#### YOUR GOAL
Retype each line exactly. Skip images.

#### DATASET SECTION
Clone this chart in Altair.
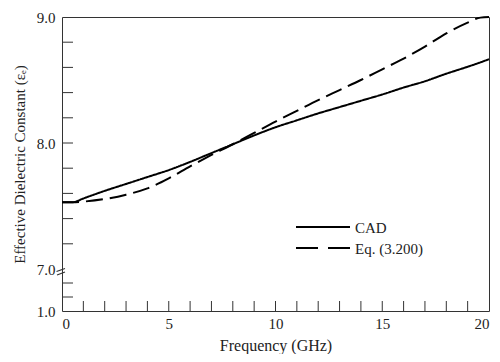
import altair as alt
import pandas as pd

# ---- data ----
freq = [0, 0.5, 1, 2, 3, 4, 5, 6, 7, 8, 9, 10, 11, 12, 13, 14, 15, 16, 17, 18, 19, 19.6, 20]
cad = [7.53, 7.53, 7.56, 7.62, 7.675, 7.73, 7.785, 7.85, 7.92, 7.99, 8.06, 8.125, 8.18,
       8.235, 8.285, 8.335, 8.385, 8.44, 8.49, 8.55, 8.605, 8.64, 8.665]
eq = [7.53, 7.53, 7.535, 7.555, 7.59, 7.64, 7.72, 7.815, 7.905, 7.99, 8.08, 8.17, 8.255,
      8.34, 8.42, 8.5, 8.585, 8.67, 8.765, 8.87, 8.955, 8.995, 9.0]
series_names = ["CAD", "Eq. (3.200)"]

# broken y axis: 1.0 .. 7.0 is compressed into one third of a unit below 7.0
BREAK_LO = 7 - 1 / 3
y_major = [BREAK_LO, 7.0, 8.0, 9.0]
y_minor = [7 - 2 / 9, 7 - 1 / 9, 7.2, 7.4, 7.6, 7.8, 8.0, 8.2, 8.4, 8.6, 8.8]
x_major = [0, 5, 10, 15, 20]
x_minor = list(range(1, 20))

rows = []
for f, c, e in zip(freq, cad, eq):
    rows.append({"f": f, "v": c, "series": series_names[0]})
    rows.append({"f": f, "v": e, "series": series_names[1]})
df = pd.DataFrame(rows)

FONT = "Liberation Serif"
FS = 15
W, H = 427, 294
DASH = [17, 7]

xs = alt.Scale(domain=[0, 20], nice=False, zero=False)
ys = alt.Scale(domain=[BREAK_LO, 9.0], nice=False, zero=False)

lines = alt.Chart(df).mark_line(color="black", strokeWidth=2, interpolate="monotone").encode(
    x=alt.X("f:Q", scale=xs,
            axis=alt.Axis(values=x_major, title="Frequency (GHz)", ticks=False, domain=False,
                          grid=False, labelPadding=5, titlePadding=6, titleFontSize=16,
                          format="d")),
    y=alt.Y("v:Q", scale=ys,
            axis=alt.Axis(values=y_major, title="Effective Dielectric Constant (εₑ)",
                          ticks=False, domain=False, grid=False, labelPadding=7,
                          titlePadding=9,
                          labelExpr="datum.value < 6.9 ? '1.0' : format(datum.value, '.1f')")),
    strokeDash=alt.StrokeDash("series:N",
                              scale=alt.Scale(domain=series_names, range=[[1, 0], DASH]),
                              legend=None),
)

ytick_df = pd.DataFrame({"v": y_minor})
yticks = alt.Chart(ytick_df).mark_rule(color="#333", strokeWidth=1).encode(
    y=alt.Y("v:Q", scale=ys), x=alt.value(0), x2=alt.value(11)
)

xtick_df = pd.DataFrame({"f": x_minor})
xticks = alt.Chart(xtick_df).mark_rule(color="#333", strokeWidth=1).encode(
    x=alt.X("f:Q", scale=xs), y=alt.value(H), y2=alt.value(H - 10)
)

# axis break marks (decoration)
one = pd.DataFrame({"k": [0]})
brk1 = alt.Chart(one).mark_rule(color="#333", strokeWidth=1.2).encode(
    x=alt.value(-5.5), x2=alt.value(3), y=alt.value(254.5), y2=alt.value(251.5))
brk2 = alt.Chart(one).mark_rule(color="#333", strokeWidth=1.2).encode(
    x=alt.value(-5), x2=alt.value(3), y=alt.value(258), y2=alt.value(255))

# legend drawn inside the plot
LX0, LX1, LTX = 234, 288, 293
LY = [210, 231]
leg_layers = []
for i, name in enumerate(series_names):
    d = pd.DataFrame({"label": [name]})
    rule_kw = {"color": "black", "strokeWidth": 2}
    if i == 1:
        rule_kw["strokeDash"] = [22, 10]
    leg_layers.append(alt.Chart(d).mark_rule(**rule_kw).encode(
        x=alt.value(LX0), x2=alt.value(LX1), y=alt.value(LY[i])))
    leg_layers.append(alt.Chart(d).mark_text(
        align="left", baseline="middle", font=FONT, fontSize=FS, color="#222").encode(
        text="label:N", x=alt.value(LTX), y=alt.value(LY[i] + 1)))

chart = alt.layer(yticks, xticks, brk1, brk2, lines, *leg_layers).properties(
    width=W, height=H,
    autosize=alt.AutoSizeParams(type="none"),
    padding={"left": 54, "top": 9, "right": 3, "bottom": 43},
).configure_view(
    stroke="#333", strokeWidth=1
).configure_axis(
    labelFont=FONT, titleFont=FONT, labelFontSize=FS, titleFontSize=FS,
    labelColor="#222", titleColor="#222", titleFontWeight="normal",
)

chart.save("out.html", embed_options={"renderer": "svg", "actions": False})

#### SOLUTION TO THE EXERCISE
Clone this chart in Altair.
import altair as alt
import pandas as pd

# ---- data ----
freq = [0, 0.5, 1, 2, 3, 4, 5, 6, 7, 8, 9, 10, 11, 12, 13, 14, 15, 16, 17, 18, 19, 19.6, 20]
cad = [7.53, 7.53, 7.56, 7.62, 7.675, 7.73, 7.785, 7.85, 7.92, 7.99, 8.06, 8.125, 8.18,
       8.235, 8.285, 8.335, 8.385, 8.44, 8.49, 8.55, 8.605, 8.64, 8.665]
eq = [7.53, 7.53, 7.535, 7.555, 7.59, 7.64, 7.72, 7.815, 7.905, 7.99, 8.08, 8.17, 8.255,
      8.34, 8.42, 8.5, 8.585, 8.67, 8.765, 8.87, 8.955, 8.995, 9.0]
series_names = ["CAD", "Eq. (3.200)"]

# broken y axis: 1.0 .. 7.0 is compressed into one third of a unit below 7.0
BREAK_LO = 7 - 1 / 3
y_major = [BREAK_LO, 7.0, 8.0, 9.0]
y_minor = [7 - 2 / 9, 7 - 1 / 9, 7.2, 7.4, 7.6, 7.8, 8.0, 8.2, 8.4, 8.6, 8.8]
x_major = [0, 5, 10, 15, 20]
x_minor = list(range(1, 20))

rows = []
for f, c, e in zip(freq, cad, eq):
    rows.append({"f": f, "v": c, "series": series_names[0]})
    rows.append({"f": f, "v": e, "series": series_names[1]})
df = pd.DataFrame(rows)

FONT = "Liberation Serif"
FS = 15
W, H = 427, 294
DASH = [17, 7]

xs = alt.Scale(domain=[0, 20], nice=False, zero=False)
ys = alt.Scale(domain=[BREAK_LO, 9.0], nice=False, zero=False)

lines = alt.Chart(df).mark_line(color="black", strokeWidth=2, interpolate="monotone").encode(
    x=alt.X("f:Q", scale=xs,
            axis=alt.Axis(values=x_major, title="Frequency (GHz)", ticks=False, domain=False,
                          grid=False, labelPadding=5, titlePadding=6, titleFontSize=16,
                          format="d")),
    y=alt.Y("v:Q", scale=ys,
            axis=alt.Axis(values=y_major, title="Effective Dielectric Constant (εₑ)",
                          ticks=False, domain=False, grid=False, labelPadding=7,
                          titlePadding=9,
                          labelExpr="datum.value < 6.9 ? '1.0' : format(datum.value, '.1f')")),
    strokeDash=alt.StrokeDash("series:N",
                              scale=alt.Scale(domain=series_names, range=[[1, 0], DASH]),
                              legend=None),
)

ytick_df = pd.DataFrame({"v": y_minor})
yticks = alt.Chart(ytick_df).mark_rule(color="#333", strokeWidth=1).encode(
    y=alt.Y("v:Q", scale=ys), x=alt.value(0), x2=alt.value(11)
)

xtick_df = pd.DataFrame({"f": x_minor})
xticks = alt.Chart(xtick_df).mark_rule(color="#333", strokeWidth=1).encode(
    x=alt.X("f:Q", scale=xs), y=alt.value(H), y2=alt.value(H - 10)
)

# axis break marks (decoration)
one = pd.DataFrame({"k": [0]})
brk1 = alt.Chart(one).mark_rule(color="#333", strokeWidth=1.2).encode(
    x=alt.value(-5.5), x2=alt.value(3), y=alt.value(254.5), y2=alt.value(251.5))
brk2 = alt.Chart(one).mark_rule(color="#333", strokeWidth=1.2).encode(
    x=alt.value(-5), x2=alt.value(3), y=alt.value(258), y2=alt.value(255))

# legend drawn inside the plot
LX0, LX1, LTX = 234, 288, 293
LY = [210, 231]
leg_layers = []
for i, name in enumerate(series_names):
    d = pd.DataFrame({"label": [name]})
    rule_kw = {"color": "black", "strokeWidth": 2}
    if i == 1:
        rule_kw["strokeDash"] = [22, 10]
    leg_layers.append(alt.Chart(d).mark_rule(**rule_kw).encode(
        x=alt.value(LX0), x2=alt.value(LX1), y=alt.value(LY[i])))
    leg_layers.append(alt.Chart(d).mark_text(
        align="left", baseline="middle", font=FONT, fontSize=FS, color="#222").encode(
        text="label:N", x=alt.value(LTX), y=alt.value(LY[i] + 1)))

chart = alt.layer(yticks, xticks, brk1, brk2, lines, *leg_layers).properties(
    width=W, height=H,
    autosize=alt.AutoSizeParams(type="none"),
    padding={"left": 54, "top": 9, "right": 3, "bottom": 43},
).configure_view(
    stroke="#333", strokeWidth=1
).configure_axis(
    labelFont=FONT, titleFont=FONT, labelFontSize=FS, titleFontSize=FS,
    labelColor="#222", titleColor="#222", titleFontWeight="normal",
)

chart.save("out.html", embed_options={"renderer": "svg", "actions": False})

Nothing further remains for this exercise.